Here's one upside to a down market: a number of historically prominent mutual funds that long ago shut their doors to new investors are reopening. It's been years since anyone without an existing account could put money into some of the best-known names in the business, like Sequoia Fund, Dodge & Cox Stock, Longleaf Partners, Fidelity Magellan, Artisan Mid Cap Value, Oakmark Equityand Income, Vanguard International Explorer and Third Avenue Small-Cap Value.

That's because companies with shareholders' interests at heart typically close their funds before they get too big and unmanageable. Yet with the price of stocks plummeting and an onslaught of investors asking for their money back, many funds aren't nearly the size they once were — so they're taking on fresh investors. A number of portfolio managers, especially the value-conscious sort, are also seeing cheap stocks all over the place and want extra money to buy in. One of the reasons Longleaf Partners reopened earlier this year was that its managers had identified some $1.5 billion worth of securities they wanted to buy. (Read a brief history of the 401(K).)

But even if a fund has a stellar long-term track record, do you really want to be hopping in at a time when recent performance has been dismal and other investors are headed for the door? "To get into some the best funds, you often have to do it when things aren't going great," says Russ Kinnel, director of fund research at the investment analysis shop Morningstar. "Virtually all of these funds have lost money since they reopened. You can't argue it's some magical low point."

The things to look for are, to some extent, the same as they always are — low expenses and solid management. With reopened funds, it's especially important to make sure the people making the investment decisions are the same ones who created the great track record that made the fund so admired in the first place. The Sequoia Fund, for example, was long run by the legendary investor Bill Ruane, but he died in 2005.

It's also worth asking what sort of effect redemptions are having on the fund itself. Funds that buy and sell the stocks of large companies should have a fairly easy time getting out of positions, says Kinnel, but funds that focus on less-liquid sectors can wind up in a vicious cycle of having to sell holdings at fire-sale prices. There are a number of reopening high-yield bond funds; those might be worth staying away from for the moment. (Read about Hedge Funds: How the Smart Money Looked Dumb.)

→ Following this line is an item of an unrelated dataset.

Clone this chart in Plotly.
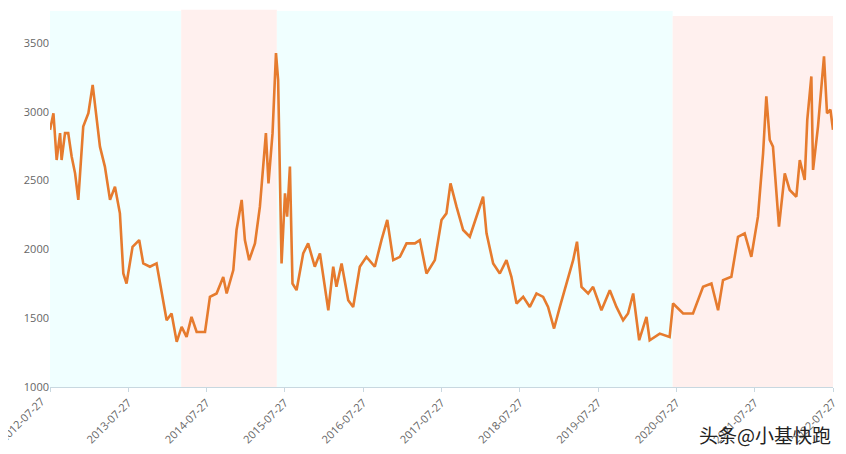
import plotly.graph_objects as go

dates = [
    "2012-07-27", "2012-08-12", "2012-08-27", "2012-09-12", "2012-09-19", "2012-10-05",
    "2012-10-20", "2012-11-05", "2012-11-21", "2012-12-06", "2012-12-29", "2013-01-22",
    "2013-02-11", "2013-03-02", "2013-03-17", "2013-04-09", "2013-05-03", "2013-05-26",
    "2013-06-18", "2013-07-04", "2013-07-19", "2013-08-16", "2013-09-16", "2013-10-05",
    "2013-11-05", "2013-12-06", "2014-01-06", "2014-01-22", "2014-02-14", "2014-03-10",
    "2014-04-02", "2014-04-25", "2014-05-18", "2014-06-11", "2014-07-20", "2014-08-12",
    "2014-09-12", "2014-10-13", "2014-10-29", "2014-11-29", "2014-12-14", "2015-01-07",
    "2015-01-22", "2015-02-11", "2015-03-10", "2015-04-02", "2015-04-30", "2015-05-12",
    "2015-05-31", "2015-06-16", "2015-06-26", "2015-07-12", "2015-07-28", "2015-08-07",
    "2015-08-20", "2015-09-01", "2015-09-20", "2015-10-21", "2015-11-13", "2015-12-14",
    "2016-01-07", "2016-02-15", "2016-03-09", "2016-03-24", "2016-04-17", "2016-05-18",
    "2016-06-10", "2016-07-11", "2016-08-11", "2016-09-19", "2016-10-20", "2016-11-16",
    "2016-12-14", "2017-01-14", "2017-02-14", "2017-03-25", "2017-04-17", "2017-05-18",
    "2017-06-26", "2017-07-27", "2017-08-19", "2017-09-07", "2017-10-05", "2017-11-05",
    "2017-12-06", "2018-01-06", "2018-02-06", "2018-02-22", "2018-03-25", "2018-04-25",
    "2018-05-26", "2018-06-18", "2018-07-12", "2018-08-12", "2018-09-12", "2018-10-13",
    "2018-11-13", "2018-12-06", "2019-01-03", "2019-01-30", "2019-03-09", "2019-04-02",
    "2019-04-20", "2019-05-11", "2019-06-11", "2019-07-04", "2019-08-12", "2019-09-20",
    "2019-10-21", "2019-11-21", "2019-12-14", "2020-01-07", "2020-02-04", "2020-03-09",
    "2020-03-24", "2020-05-10", "2020-06-25", "2020-07-11", "2020-08-27", "2020-10-12",
    "2020-11-28", "2021-01-06", "2021-02-06", "2021-03-01", "2021-04-09", "2021-05-10",
    "2021-06-10", "2021-07-11", "2021-08-11", "2021-09-04", "2021-09-19", "2021-10-05",
    "2021-10-20", "2021-11-17", "2021-12-14", "2022-01-06", "2022-02-06", "2022-02-22",
    "2022-03-17", "2022-03-29", "2022-04-17", "2022-04-25", "2022-05-18", "2022-06-03",
    "2022-06-15", "2022-06-29", "2022-07-15", "2022-07-27",
]
values = [
    2869, 2990, 2650, 2845, 2650, 2845,
    2845, 2675, 2553, 2360, 2893, 2990,
    3196, 2917, 2747, 2602, 2360, 2456,
    2262, 1825, 1752, 2019, 2068, 1898,
    1874, 1898, 1631, 1485, 1534, 1328,
    1437, 1364, 1510, 1400, 1400, 1655,
    1680, 1800, 1680, 1850, 2141, 2360,
    2068, 1922, 2044, 2311, 2845, 2480,
    2845, 3427, 3233, 1898, 2408, 2238,
    2602, 1752, 1704, 1971, 2044, 1874,
    1971, 1558, 1874, 1728, 1898, 1631,
    1582, 1874, 1946, 1874, 2068, 2214,
    1922, 1946, 2044, 2044, 2068, 1825,
    1922, 2214, 2262, 2480, 2311, 2141,
    2092, 2238, 2383, 2117, 1898, 1825,
    1922, 1801, 1607, 1655, 1582, 1680,
    1655, 1582, 1425, 1582, 1801, 1922,
    2056, 1728, 1680, 1728, 1558, 1704,
    1582, 1485, 1534, 1680, 1340, 1510,
    1340, 1388, 1364, 1607, 1534, 1534,
    1728, 1752, 1558, 1777, 1801, 2092,
    2117, 1946, 2238, 2699, 3112, 2796,
    2747, 2165, 2553, 2432, 2383, 2650,
    2505, 2942, 3257, 2578, 2893, 3184,
    3403, 2990, 3015, 2869,
]

# background regimes: start, end, colour
band_starts = ["2012-07-27", "2014-03-31", "2015-06-20", "2020-07-09"]
band_ends = ["2014-03-31", "2015-06-20", "2020-07-09", "2022-07-27"]
band_colors = ["#F0FFFF", "#FFF0EE", "#F0FFFF", "#FFF0EE"]
band_tops = [1.0, 1.003, 1.0, 0.987]

tick_vals = ["2012-07-27", "2013-07-27", "2014-07-27", "2015-07-27", "2016-07-27", "2017-07-27",
             "2018-07-27", "2019-07-27", "2020-07-27", "2021-07-27", "2022-07-27"]

fig = go.Figure()

for s, e, c, top in zip(band_starts, band_ends, band_colors, band_tops):
    fig.add_shape(type="rect", xref="x", yref="paper", x0=s, x1=e, y0=0, y1=top,
                  fillcolor=c, line_width=0, layer="below")

fig.add_trace(go.Scatter(
    x=dates, y=values, mode="lines",
    line=dict(color="#E67B2E", width=2.6),
    showlegend=False,
))

# plotly drops the first tick label at the left edge, so draw it by hand
fig.add_annotation(
    text=tick_vals[0], xref="x", yref="paper", x=tick_vals[0], y=0,
    xanchor="right", yanchor="top", yshift=-4, textangle=-45, showarrow=False,
    font=dict(family="Open Sans", size=11, color="#666666"),
)

fig.add_annotation(
    text="头条@小基快跑", xref="paper", yref="paper", x=1.0, y=-0.085,
    xanchor="right", yanchor="top", showarrow=False,
    font=dict(family="Noto Sans CJK SC", size=19, color="#222222"),
)

# page body adds an 8px offset; margins are shifted to compensate
fig.update_layout(
    width=846, height=454,
    margin=dict(l=42, r=21, t=3, b=75),
    plot_bgcolor="white", paper_bgcolor="white",
    font=dict(family="Open Sans", size=11, color="#666666"),
)
fig.update_xaxes(
    range=["2012-07-27", "2022-07-27"], tickvals=tick_vals, ticktext=[""] + tick_vals[1:],
    tickangle=-45, showgrid=False, showline=True, linecolor="#C8D8E0",
    ticks="outside", tickcolor="#C8D8E0", ticklen=4, zeroline=False,
    automargin=False,
)
fig.update_yaxes(
    range=[1000, 3733], tickvals=[1000, 1500, 2000, 2500, 3000, 3500],
    showgrid=False, showline=False, zeroline=False, automargin=False,
)

fig.write_html("out.html")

Then there is the broader question of whether now is the best time to be putting money into mutual funds. Could all those investors heading for the hills — more than $11 billion have left stock funds in November, on top of $57 billion in October and $47 billion September, according AMG Data Services — actually know something? If history is any guide, the answer is no. "Investors are uncanny at how they're timing is exactly wrong whenever they make large net redemptions from mutual funds," says Marvin Bolt, president of the investment advisory firm Alpha Plus Advisors, who took a look at the trend in a November white paper. "If you have sustained outflows then it's a pretty good indicator that [the market] will be higher a year from now." Yet even that trusty indicator can't tell you the precise time to jump in.

Lou Stanasolovich, CEO of Legend Financial Advisors in Pittsburgh, is eying a few reopened funds for clients — Artisan Mid Cap Value and Schneider Small Cap Value are long-time favorites — but he's not looking to buy anytime soon. "Historically speaking, three months before the end of a recession, when things feel the worst, it's usually a good time to buy," says Stanasolovich. "I just don't think we're coming out of this recession anytime soon."

The risk with waiting around, though, is that a fund that closed once before in order to protect current shareholders is likely to do it again. One idea that Stanasolovich floats is investing the minimum amount required — often $2,000 — in order to lock in as a shareholder; existing investors normally can keep putting in more money even after a fund is closed.

If you do decide to buy a fund, just make sure you do so after any capital gains are distributed for the year. There's no need to field that tax bill since you can avoid it by buying shares after gains are paid — usually by the middle of December.